Chicken-Fried News: Courtroom infestation

click to enlarge Chicken-Fried News: Courtroom infestation
Ingvard Ashby

Bedbugs are notoriously hard to eliminate when an infestation becomes apparent. They can live for more than a year without food, during which time they can reproduce more than four generations of new pests. In order to clear an infestation, you have to kill every bedbug; that’s why most people just move or take out the trusty family flamethrower to escape their tiny clutches.
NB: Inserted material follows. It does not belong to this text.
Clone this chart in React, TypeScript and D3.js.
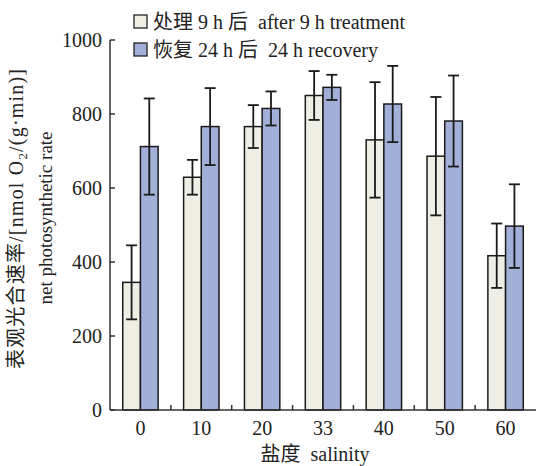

Hotel rooms and rental properties with deadbeat landlords aren’t the only places that are impacted by bedbugs. Last week, the Rogers County courthouse, which is just outside Tulsa, had to shut down for an entire day after a lawyer brought bedbugs inside a courtroom during a morning docket, according to Tulsa World.
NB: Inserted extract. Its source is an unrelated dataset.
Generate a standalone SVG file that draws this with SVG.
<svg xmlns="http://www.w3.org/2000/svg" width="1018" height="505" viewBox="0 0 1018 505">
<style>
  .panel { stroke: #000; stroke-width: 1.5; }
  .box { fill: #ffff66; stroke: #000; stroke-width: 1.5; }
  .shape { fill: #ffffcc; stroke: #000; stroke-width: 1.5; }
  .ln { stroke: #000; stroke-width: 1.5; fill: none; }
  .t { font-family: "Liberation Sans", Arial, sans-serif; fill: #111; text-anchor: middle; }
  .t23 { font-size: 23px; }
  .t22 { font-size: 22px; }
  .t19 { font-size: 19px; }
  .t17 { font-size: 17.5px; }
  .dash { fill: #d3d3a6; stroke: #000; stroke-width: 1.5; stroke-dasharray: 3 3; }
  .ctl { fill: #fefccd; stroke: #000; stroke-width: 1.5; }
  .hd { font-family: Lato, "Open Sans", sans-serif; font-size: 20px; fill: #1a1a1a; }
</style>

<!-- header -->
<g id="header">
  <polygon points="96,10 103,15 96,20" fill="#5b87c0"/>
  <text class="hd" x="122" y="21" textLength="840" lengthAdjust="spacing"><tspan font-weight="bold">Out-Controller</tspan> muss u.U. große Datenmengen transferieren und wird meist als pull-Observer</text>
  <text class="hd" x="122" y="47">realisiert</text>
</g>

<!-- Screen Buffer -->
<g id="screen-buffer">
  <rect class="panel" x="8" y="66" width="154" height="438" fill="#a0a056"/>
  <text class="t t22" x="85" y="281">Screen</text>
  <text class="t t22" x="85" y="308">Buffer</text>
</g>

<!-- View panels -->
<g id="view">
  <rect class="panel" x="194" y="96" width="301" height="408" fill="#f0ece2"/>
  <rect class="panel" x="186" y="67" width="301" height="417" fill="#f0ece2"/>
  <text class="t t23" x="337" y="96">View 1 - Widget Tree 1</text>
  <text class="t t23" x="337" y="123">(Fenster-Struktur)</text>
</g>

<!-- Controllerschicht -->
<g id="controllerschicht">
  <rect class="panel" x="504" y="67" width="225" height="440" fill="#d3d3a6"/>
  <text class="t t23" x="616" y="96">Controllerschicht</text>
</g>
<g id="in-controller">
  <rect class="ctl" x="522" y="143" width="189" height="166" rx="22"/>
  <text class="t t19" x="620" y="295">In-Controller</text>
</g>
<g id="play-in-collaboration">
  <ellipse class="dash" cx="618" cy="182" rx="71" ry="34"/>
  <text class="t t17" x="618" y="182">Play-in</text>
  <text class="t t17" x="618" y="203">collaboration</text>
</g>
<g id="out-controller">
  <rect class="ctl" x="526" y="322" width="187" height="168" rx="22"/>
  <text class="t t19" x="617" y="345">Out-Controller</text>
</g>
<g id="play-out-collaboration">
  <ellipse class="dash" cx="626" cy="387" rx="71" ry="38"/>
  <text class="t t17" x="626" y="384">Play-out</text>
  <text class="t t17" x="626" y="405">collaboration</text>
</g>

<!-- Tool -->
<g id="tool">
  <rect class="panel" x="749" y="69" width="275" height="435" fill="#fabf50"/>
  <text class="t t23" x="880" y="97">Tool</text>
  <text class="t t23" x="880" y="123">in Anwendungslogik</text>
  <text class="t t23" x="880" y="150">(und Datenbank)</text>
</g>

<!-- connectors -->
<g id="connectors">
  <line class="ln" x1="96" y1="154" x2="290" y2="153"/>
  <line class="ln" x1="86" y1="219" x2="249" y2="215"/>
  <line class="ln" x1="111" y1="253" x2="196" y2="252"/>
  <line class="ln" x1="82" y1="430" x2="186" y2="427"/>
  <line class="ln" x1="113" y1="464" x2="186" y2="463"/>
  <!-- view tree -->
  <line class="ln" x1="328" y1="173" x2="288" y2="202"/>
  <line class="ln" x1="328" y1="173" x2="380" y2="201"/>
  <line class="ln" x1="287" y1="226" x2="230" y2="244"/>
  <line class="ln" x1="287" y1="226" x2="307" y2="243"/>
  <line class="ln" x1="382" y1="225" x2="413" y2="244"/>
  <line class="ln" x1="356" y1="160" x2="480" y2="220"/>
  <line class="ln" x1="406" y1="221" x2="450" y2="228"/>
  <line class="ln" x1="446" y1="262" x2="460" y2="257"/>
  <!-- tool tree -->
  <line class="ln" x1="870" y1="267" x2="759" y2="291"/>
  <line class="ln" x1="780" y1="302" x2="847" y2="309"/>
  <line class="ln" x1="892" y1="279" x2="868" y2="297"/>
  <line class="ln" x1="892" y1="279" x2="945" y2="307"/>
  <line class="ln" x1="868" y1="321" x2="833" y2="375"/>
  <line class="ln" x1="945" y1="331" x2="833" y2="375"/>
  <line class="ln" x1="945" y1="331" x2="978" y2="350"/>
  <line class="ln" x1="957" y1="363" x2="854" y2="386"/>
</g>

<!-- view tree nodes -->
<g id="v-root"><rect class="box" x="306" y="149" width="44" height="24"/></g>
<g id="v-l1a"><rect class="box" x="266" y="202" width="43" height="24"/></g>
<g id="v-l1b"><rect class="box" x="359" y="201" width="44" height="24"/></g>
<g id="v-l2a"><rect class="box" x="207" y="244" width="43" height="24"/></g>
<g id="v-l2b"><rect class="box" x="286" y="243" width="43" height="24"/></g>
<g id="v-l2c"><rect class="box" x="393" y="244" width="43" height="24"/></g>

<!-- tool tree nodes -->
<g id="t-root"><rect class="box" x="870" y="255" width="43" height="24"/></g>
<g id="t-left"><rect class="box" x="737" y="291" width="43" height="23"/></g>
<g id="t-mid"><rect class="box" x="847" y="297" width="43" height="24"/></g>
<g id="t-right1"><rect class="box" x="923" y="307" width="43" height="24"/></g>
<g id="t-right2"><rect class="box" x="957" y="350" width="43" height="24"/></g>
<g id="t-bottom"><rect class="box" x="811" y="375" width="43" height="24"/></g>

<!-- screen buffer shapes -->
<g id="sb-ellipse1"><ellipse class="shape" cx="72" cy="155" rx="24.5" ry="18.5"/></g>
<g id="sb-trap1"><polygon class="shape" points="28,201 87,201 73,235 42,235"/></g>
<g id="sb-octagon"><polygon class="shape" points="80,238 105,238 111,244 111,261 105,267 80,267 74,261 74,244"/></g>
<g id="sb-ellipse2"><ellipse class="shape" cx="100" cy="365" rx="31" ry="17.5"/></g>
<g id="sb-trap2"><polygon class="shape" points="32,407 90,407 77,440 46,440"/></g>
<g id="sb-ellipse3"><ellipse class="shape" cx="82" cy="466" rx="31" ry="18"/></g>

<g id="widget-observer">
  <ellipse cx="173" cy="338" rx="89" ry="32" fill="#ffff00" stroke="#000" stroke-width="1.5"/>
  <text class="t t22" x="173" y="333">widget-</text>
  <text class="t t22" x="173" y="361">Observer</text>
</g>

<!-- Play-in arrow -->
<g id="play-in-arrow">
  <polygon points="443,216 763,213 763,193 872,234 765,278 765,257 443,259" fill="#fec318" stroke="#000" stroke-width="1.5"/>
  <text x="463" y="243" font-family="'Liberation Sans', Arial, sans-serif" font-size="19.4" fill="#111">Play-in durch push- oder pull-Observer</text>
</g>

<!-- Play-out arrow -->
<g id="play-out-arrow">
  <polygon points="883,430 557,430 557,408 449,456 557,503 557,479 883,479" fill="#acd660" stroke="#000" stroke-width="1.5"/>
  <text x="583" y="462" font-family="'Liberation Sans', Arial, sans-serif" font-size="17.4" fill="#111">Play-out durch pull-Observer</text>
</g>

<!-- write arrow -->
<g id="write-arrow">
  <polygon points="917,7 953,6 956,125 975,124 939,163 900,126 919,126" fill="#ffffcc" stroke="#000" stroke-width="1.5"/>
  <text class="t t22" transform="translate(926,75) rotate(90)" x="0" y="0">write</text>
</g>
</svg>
Sheriff Scott Walton told the newspaper that when the lawyer laid his coat over some files, “bedbugs fell out” when he moved his coat. The courthouse was closed at noon and re-opened the next morning after exterminators were called the spray the area.
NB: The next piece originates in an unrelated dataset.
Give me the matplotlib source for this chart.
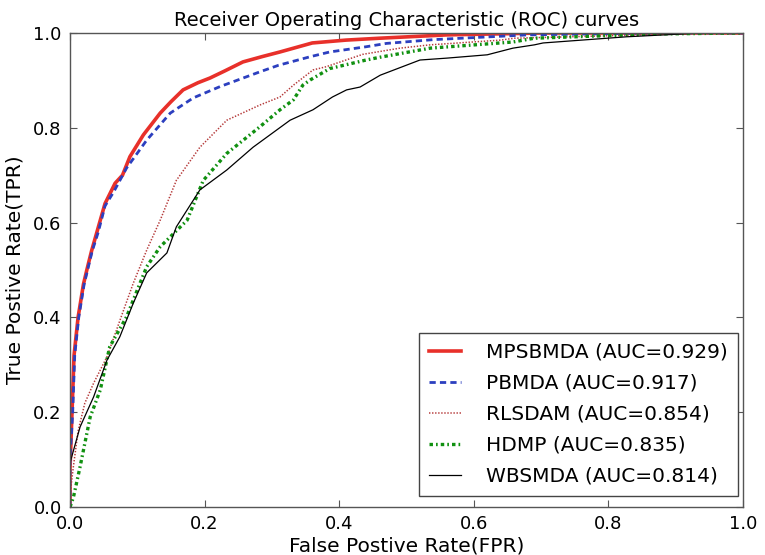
import matplotlib
matplotlib.use("Agg")
import matplotlib.pyplot as plt

# ROC curve points (FPR, TPR) for each method
mpsbmda_fpr = [0.0, 0.0, 0.003, 0.006, 0.012, 0.020, 0.025, 0.032, 0.040, 0.052, 0.067, 0.078,
               0.089, 0.109, 0.134, 0.150, 0.168, 0.190, 0.208, 0.230, 0.257, 0.285, 0.312,
               0.360, 0.410, 0.460, 0.560, 0.700, 1.0]
mpsbmda_tpr = [0.0, 0.08, 0.20, 0.32, 0.40, 0.47, 0.50, 0.54, 0.58, 0.64, 0.683, 0.700,
               0.739, 0.785, 0.831, 0.855, 0.880, 0.895, 0.905, 0.920, 0.939, 0.950, 0.960,
               0.979, 0.985, 0.989, 0.996, 1.0, 1.0]

pbmda_fpr = [0.0, 0.0, 0.004, 0.007, 0.013, 0.021, 0.033, 0.042, 0.052, 0.065, 0.084, 0.114,
             0.149, 0.183, 0.223, 0.282, 0.310, 0.357, 0.386, 0.440, 0.470, 0.540, 0.680,
             0.870, 1.0]
pbmda_tpr = [0.0, 0.10, 0.20, 0.32, 0.40, 0.47, 0.54, 0.58, 0.635, 0.665, 0.715, 0.774,
             0.831, 0.863, 0.887, 0.918, 0.932, 0.950, 0.960, 0.971, 0.978, 0.986, 0.996,
             1.0, 1.0]

rlsdam_fpr = [0.0, 0.002, 0.005, 0.012, 0.022, 0.035, 0.055, 0.078, 0.094, 0.104, 0.114,
              0.134, 0.158, 0.193, 0.233, 0.282, 0.312, 0.332, 0.361, 0.381, 0.435, 0.490,
              0.535, 0.640, 0.660, 0.850, 0.950, 1.0]
rlsdam_tpr = [0.0, 0.05, 0.085, 0.16, 0.219, 0.261, 0.317, 0.409, 0.472, 0.507, 0.542,
              0.605, 0.689, 0.759, 0.816, 0.848, 0.865, 0.890, 0.922, 0.929, 0.955, 0.968,
              0.975, 0.985, 0.989, 0.996, 1.0, 1.0]

hdmp_fpr = [0.0, 0.005, 0.015, 0.030, 0.045, 0.059, 0.084, 0.104, 0.114, 0.134, 0.174, 0.198,
            0.233, 0.282, 0.312, 0.332, 0.346, 0.357, 0.386, 0.440, 0.461, 0.535, 0.658,
            0.690, 0.870, 1.0]
hdmp_tpr = [0.0, 0.02, 0.085, 0.19, 0.247, 0.338, 0.401, 0.472, 0.507, 0.549, 0.605, 0.689,
            0.746, 0.802, 0.838, 0.859, 0.890, 0.901, 0.925, 0.943, 0.949, 0.968, 0.981,
            0.989, 0.998, 1.0]

wbsmda_fpr = [0.0, 0.0, 0.015, 0.035, 0.055, 0.074, 0.094, 0.114, 0.144, 0.158, 0.193, 0.233,
              0.272, 0.327, 0.361, 0.390, 0.411, 0.431, 0.461, 0.520, 0.560, 0.620, 0.658,
              0.690, 0.703, 0.827, 0.910, 0.930, 1.0]
wbsmda_tpr = [0.0, 0.093, 0.169, 0.232, 0.310, 0.359, 0.430, 0.494, 0.536, 0.591, 0.669, 0.711,
              0.759, 0.816, 0.838, 0.865, 0.880, 0.886, 0.911, 0.943, 0.947, 0.954, 0.968,
              0.975, 0.979, 0.992, 0.998, 1.0, 1.0]

labels = ["MPSBMDA (AUC=0.929)", "PBMDA (AUC=0.917)", "RLSDAM (AUC=0.854)",
          "HDMP (AUC=0.835)", "WBSMDA (AUC=0.814)"]
ticks = [0.0, 0.2, 0.4, 0.6, 0.8, 1.0]
tick_labels = ["0.0", "0.2", "0.4", "0.6", "0.8", "1.0"]

plt.rcParams["font.family"] = ["DejaVu Sans"]
plt.rcParams["lines.scale_dashes"] = False

fig = plt.figure(figsize=(7.65, 5.55), dpi=100)
ax = fig.add_axes([70 / 765, 1 - 507 / 555, 673 / 765, 474 / 555])

ax.plot(mpsbmda_fpr, mpsbmda_tpr, color="#e8302a", lw=2.6, ls="-", label=labels[0])
ax.plot(pbmda_fpr, pbmda_tpr, color="#2c3fbf", lw=2.0, dashes=(4.5, 3), label=labels[1])
ax.plot(rlsdam_fpr, rlsdam_tpr, color="#b53a3a", lw=1.1, dashes=(1, 1.2), label=labels[2])
ax.plot(hdmp_fpr, hdmp_tpr, color="#109010", lw=2.4, dashes=(2.5, 2.2, 1.2, 2.2), label=labels[3])
ax.plot(wbsmda_fpr, wbsmda_tpr, color="black", lw=0.9, ls="-", label=labels[4])

ax.set_xlim(0, 1)
ax.set_ylim(0, 1)
ax.set_xticks(ticks)
ax.set_xticklabels(tick_labels)
ax.set_yticks(ticks)
ax.set_yticklabels(tick_labels)
ax.tick_params(direction="in", length=5, width=0.8, color="#555555",
               top=True, right=True, labelsize=13, pad=6)
for sp in ax.spines.values():
    sp.set_color("#555555")
    sp.set_linewidth(1.0)

ax.set_title("Receiver Operating Characteristic (ROC) curves", fontsize=14, pad=5)
ax.set_xlabel("False Postive Rate(FPR)", fontsize=14.5, labelpad=2)
ax.set_ylabel("True Postive Rate(TPR)", fontsize=14.5, labelpad=6)

leg = ax.legend(loc="lower right", bbox_to_anchor=(1 - 5 / 673, 11 / 474),
                fontsize=14.5, fancybox=False, framealpha=1,
                edgecolor="#444444", handlelength=1.6, handletextpad=1.25,
                labelspacing=0.6, borderpad=0.5, borderaxespad=0.0)
leg.get_frame().set_linewidth(1.0)

fig.savefig("out.png", dpi=100)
Despite a Facebook post from the courthouse describing a “confirmed case of bedbugs,” a county commissioner told Tulsa World that the pests were never actually confirmed.

That’s exactly the kind of statement Chicken-Fried News expects from an official who does not want to give an unprepared lawyer or scared defendant any ideas on how to delay their court date. It might be the next “call in a bomb threat” when a student didn’t properly study for a test. Can you imagine being on jury duty only to have it delayed another day by some bedbugs that might or might not have actually existed?

Either way, we applaud the county for taking caution, even if it likely meant some taxpayer money. It’s better than burning down the entire courthouse.